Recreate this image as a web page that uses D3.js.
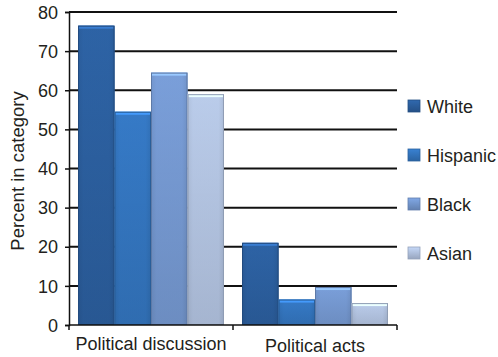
<!DOCTYPE html>
<html>
<head>
<meta charset="utf-8">
<script src="https://cdn.jsdelivr.net/npm/d3@7"></script>
<style>
  body { margin: 0; background: #fff; }
  svg text { font-family: "Liberation Sans", Arial, sans-serif; fill: #231f20; }
</style>
</head>
<body>
<div id="chart"></div>
<script>
// chart data
const categories = ["Political discussion", "Political acts"];
const groups = ["White", "Hispanic", "Black", "Asian"];
const values = {
  "White":    [76.5, 21],
  "Hispanic": [54.5, 6.5],
  "Black":    [64.5, 9.7],
  "Asian":    [59, 5.6]
};
const yTicks = [0, 10, 20, 30, 40, 50, 60, 70, 80];
const colors = ["#2b5e9d", "#3374bd", "#7497cf", "#b1c2df"];

const width = 498, height = 357;
const margin = { top: 12, right: 101, bottom: 32, left: 69 };

const svg = d3.select("#chart").append("svg")
  .attr("width", width).attr("height", height);

const defs = svg.append("defs");
colors.forEach((c, i) => {
  const g = defs.append("linearGradient").attr("id", "grad" + i)
    .attr("x1", 0).attr("x2", 0).attr("y1", 0).attr("y2", 1);
  g.append("stop").attr("offset", "0%").attr("stop-color", d3.color(c).brighter(0.3));
  g.append("stop").attr("offset", "100%").attr("stop-color", d3.color(c).darker(0.45));
  const h = defs.append("linearGradient").attr("id", "hgrad" + i)
    .attr("x1", 0).attr("x2", 1).attr("y1", 0).attr("y2", 0);
  h.append("stop").attr("offset", "0%").attr("stop-color", d3.color(c).darker(0.3));
  h.append("stop").attr("offset", "15%").attr("stop-color", c);
  h.append("stop").attr("offset", "85%").attr("stop-color", c);
  h.append("stop").attr("offset", "100%").attr("stop-color", d3.color(c).darker(0.4));
});

const x0 = d3.scaleBand().domain(categories)
  .range([margin.left, width - margin.right]).paddingInner(0.11).paddingOuter(0.055);
const x1 = d3.scaleBand().domain(groups).range([0, x0.bandwidth()]);
const y = d3.scaleLinear().domain([0, 80]).range([height - margin.bottom, margin.top]);

// gridlines
svg.append("g")
  .selectAll("line").data(yTicks.filter(t => t > 0)).join("line")
  .attr("x1", margin.left).attr("x2", width - margin.right)
  .attr("y1", d => y(d)).attr("y2", d => y(d))
  .attr("stroke", "#111").attr("stroke-width", 2);

// bars
const bars = svg.append("g");
categories.forEach((cat, ci) => {
  groups.forEach((g, gi) => {
    const v = values[g][ci];
    const bx = x0(cat) + x1(g), bw = x1.bandwidth();
    const by = y(v), bh = y(0) - y(v);
    bars.append("rect").attr("x", bx).attr("y", by).attr("width", bw).attr("height", bh)
      .attr("fill", `url(#grad${gi})`);
    bars.append("rect").attr("x", bx).attr("y", by).attr("width", bw).attr("height", bh)
      .attr("fill", `url(#hgrad${gi})`).attr("opacity", 0.55);
    bars.append("rect").attr("x", bx + 1).attr("y", by).attr("width", bw - 2).attr("height", 3)
      .attr("fill", d3.color(colors[gi]).brighter(0.8));
    bars.append("rect").attr("x", bx + 0.5).attr("y", by + 0.5).attr("width", bw - 1).attr("height", bh - 1)
      .attr("fill", "none").attr("stroke", d3.color(colors[gi]).darker(0.6)).attr("stroke-width", 1);
  });
});

// y axis
const yAxis = svg.append("g").attr("transform", `translate(${margin.left},0)`)
  .call(d3.axisLeft(y).tickValues(yTicks).tickSize(4).tickPadding(7));
yAxis.select(".domain").attr("stroke", "#111").attr("stroke-width", 1.5);
yAxis.selectAll(".tick line").attr("stroke", "#111").attr("stroke-width", 1.5);
yAxis.selectAll("text").style("font-size", "18px").attr("dy", "0.34em");

// x axis
svg.append("line")
  .attr("x1", margin.left).attr("x2", width - margin.right)
  .attr("y1", y(0)).attr("y2", y(0))
  .attr("stroke", "#111").attr("stroke-width", 1.5);
const bounds = [margin.left, (x0(categories[0]) + x0.bandwidth() + x0(categories[1])) / 2, width - margin.right];
svg.append("g").selectAll("line").data(bounds).join("line")
  .attr("x1", d => d).attr("x2", d => d)
  .attr("y1", y(0)).attr("y2", y(0) + 5)
  .attr("stroke", "#111").attr("stroke-width", 1.5);
svg.append("g").selectAll("text").data(categories).join("text")
  .attr("x", d => x0(d) + x0.bandwidth() / 2)
  .attr("y", (d, i) => y(0) + 25 + i * 2)
  .attr("text-anchor", "middle")
  .style("font-size", "18px")
  .text(d => d);

// y axis title
svg.append("text")
  .attr("transform", `translate(24,171) rotate(-90)`)
  .attr("text-anchor", "middle")
  .style("font-size", "18.5px")
  .text("Percent in category");

// legend
const legend = svg.append("g").selectAll("g").data(groups).join("g")
  .attr("transform", (d, i) => `translate(408,${106 + i * 49})`);
legend.append("rect").attr("x", 0).attr("y", -6).attr("width", 12).attr("height", 12)
  .attr("fill", (d, i) => `url(#grad${i})`)
  .attr("stroke", (d, i) => d3.color(colors[i]).darker(0.5)).attr("stroke-width", 0.8);
legend.append("text").attr("x", 19).attr("y", 6.5)
  .style("font-size", "18px")
  .text(d => d);
</script>
</body>
</html>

Task to complete:
Images in the data above are to be skipped. Retype all other material exactly.

Finished exercise:
Recreate this image as a web page that uses D3.js.
<!DOCTYPE html>
<html>
<head>
<meta charset="utf-8">
<script src="https://cdn.jsdelivr.net/npm/d3@7"></script>
<style>
  body { margin: 0; background: #fff; }
  svg text { font-family: "Liberation Sans", Arial, sans-serif; fill: #231f20; }
</style>
</head>
<body>
<div id="chart"></div>
<script>
// chart data
const categories = ["Political discussion", "Political acts"];
const groups = ["White", "Hispanic", "Black", "Asian"];
const values = {
  "White":    [76.5, 21],
  "Hispanic": [54.5, 6.5],
  "Black":    [64.5, 9.7],
  "Asian":    [59, 5.6]
};
const yTicks = [0, 10, 20, 30, 40, 50, 60, 70, 80];
const colors = ["#2b5e9d", "#3374bd", "#7497cf", "#b1c2df"];

const width = 498, height = 357;
const margin = { top: 12, right: 101, bottom: 32, left: 69 };

const svg = d3.select("#chart").append("svg")
  .attr("width", width).attr("height", height);

const defs = svg.append("defs");
colors.forEach((c, i) => {
  const g = defs.append("linearGradient").attr("id", "grad" + i)
    .attr("x1", 0).attr("x2", 0).attr("y1", 0).attr("y2", 1);
  g.append("stop").attr("offset", "0%").attr("stop-color", d3.color(c).brighter(0.3));
  g.append("stop").attr("offset", "100%").attr("stop-color", d3.color(c).darker(0.45));
  const h = defs.append("linearGradient").attr("id", "hgrad" + i)
    .attr("x1", 0).attr("x2", 1).attr("y1", 0).attr("y2", 0);
  h.append("stop").attr("offset", "0%").attr("stop-color", d3.color(c).darker(0.3));
  h.append("stop").attr("offset", "15%").attr("stop-color", c);
  h.append("stop").attr("offset", "85%").attr("stop-color", c);
  h.append("stop").attr("offset", "100%").attr("stop-color", d3.color(c).darker(0.4));
});

const x0 = d3.scaleBand().domain(categories)
  .range([margin.left, width - margin.right]).paddingInner(0.11).paddingOuter(0.055);
const x1 = d3.scaleBand().domain(groups).range([0, x0.bandwidth()]);
const y = d3.scaleLinear().domain([0, 80]).range([height - margin.bottom, margin.top]);

// gridlines
svg.append("g")
  .selectAll("line").data(yTicks.filter(t => t > 0)).join("line")
  .attr("x1", margin.left).attr("x2", width - margin.right)
  .attr("y1", d => y(d)).attr("y2", d => y(d))
  .attr("stroke", "#111").attr("stroke-width", 2);

// bars
const bars = svg.append("g");
categories.forEach((cat, ci) => {
  groups.forEach((g, gi) => {
    const v = values[g][ci];
    const bx = x0(cat) + x1(g), bw = x1.bandwidth();
    const by = y(v), bh = y(0) - y(v);
    bars.append("rect").attr("x", bx).attr("y", by).attr("width", bw).attr("height", bh)
      .attr("fill", `url(#grad${gi})`);
    bars.append("rect").attr("x", bx).attr("y", by).attr("width", bw).attr("height", bh)
      .attr("fill", `url(#hgrad${gi})`).attr("opacity", 0.55);
    bars.append("rect").attr("x", bx + 1).attr("y", by).attr("width", bw - 2).attr("height", 3)
      .attr("fill", d3.color(colors[gi]).brighter(0.8));
    bars.append("rect").attr("x", bx + 0.5).attr("y", by + 0.5).attr("width", bw - 1).attr("height", bh - 1)
      .attr("fill", "none").attr("stroke", d3.color(colors[gi]).darker(0.6)).attr("stroke-width", 1);
  });
});

// y axis
const yAxis = svg.append("g").attr("transform", `translate(${margin.left},0)`)
  .call(d3.axisLeft(y).tickValues(yTicks).tickSize(4).tickPadding(7));
yAxis.select(".domain").attr("stroke", "#111").attr("stroke-width", 1.5);
yAxis.selectAll(".tick line").attr("stroke", "#111").attr("stroke-width", 1.5);
yAxis.selectAll("text").style("font-size", "18px").attr("dy", "0.34em");

// x axis
svg.append("line")
  .attr("x1", margin.left).attr("x2", width - margin.right)
  .attr("y1", y(0)).attr("y2", y(0))
  .attr("stroke", "#111").attr("stroke-width", 1.5);
const bounds = [margin.left, (x0(categories[0]) + x0.bandwidth() + x0(categories[1])) / 2, width - margin.right];
svg.append("g").selectAll("line").data(bounds).join("line")
  .attr("x1", d => d).attr("x2", d => d)
  .attr("y1", y(0)).attr("y2", y(0) + 5)
  .attr("stroke", "#111").attr("stroke-width", 1.5);
svg.append("g").selectAll("text").data(categories).join("text")
  .attr("x", d => x0(d) + x0.bandwidth() / 2)
  .attr("y", (d, i) => y(0) + 25 + i * 2)
  .attr("text-anchor", "middle")
  .style("font-size", "18px")
  .text(d => d);

// y axis title
svg.append("text")
  .attr("transform", `translate(24,171) rotate(-90)`)
  .attr("text-anchor", "middle")
  .style("font-size", "18.5px")
  .text("Percent in category");

// legend
const legend = svg.append("g").selectAll("g").data(groups).join("g")
  .attr("transform", (d, i) => `translate(408,${106 + i * 49})`);
legend.append("rect").attr("x", 0).attr("y", -6).attr("width", 12).attr("height", 12)
  .attr("fill", (d, i) => `url(#grad${i})`)
  .attr("stroke", (d, i) => d3.color(colors[i]).darker(0.5)).attr("stroke-width", 0.8);
legend.append("text").attr("x", 19).attr("y", 6.5)
  .style("font-size", "18px")
  .text(d => d);
</script>
</body>
</html>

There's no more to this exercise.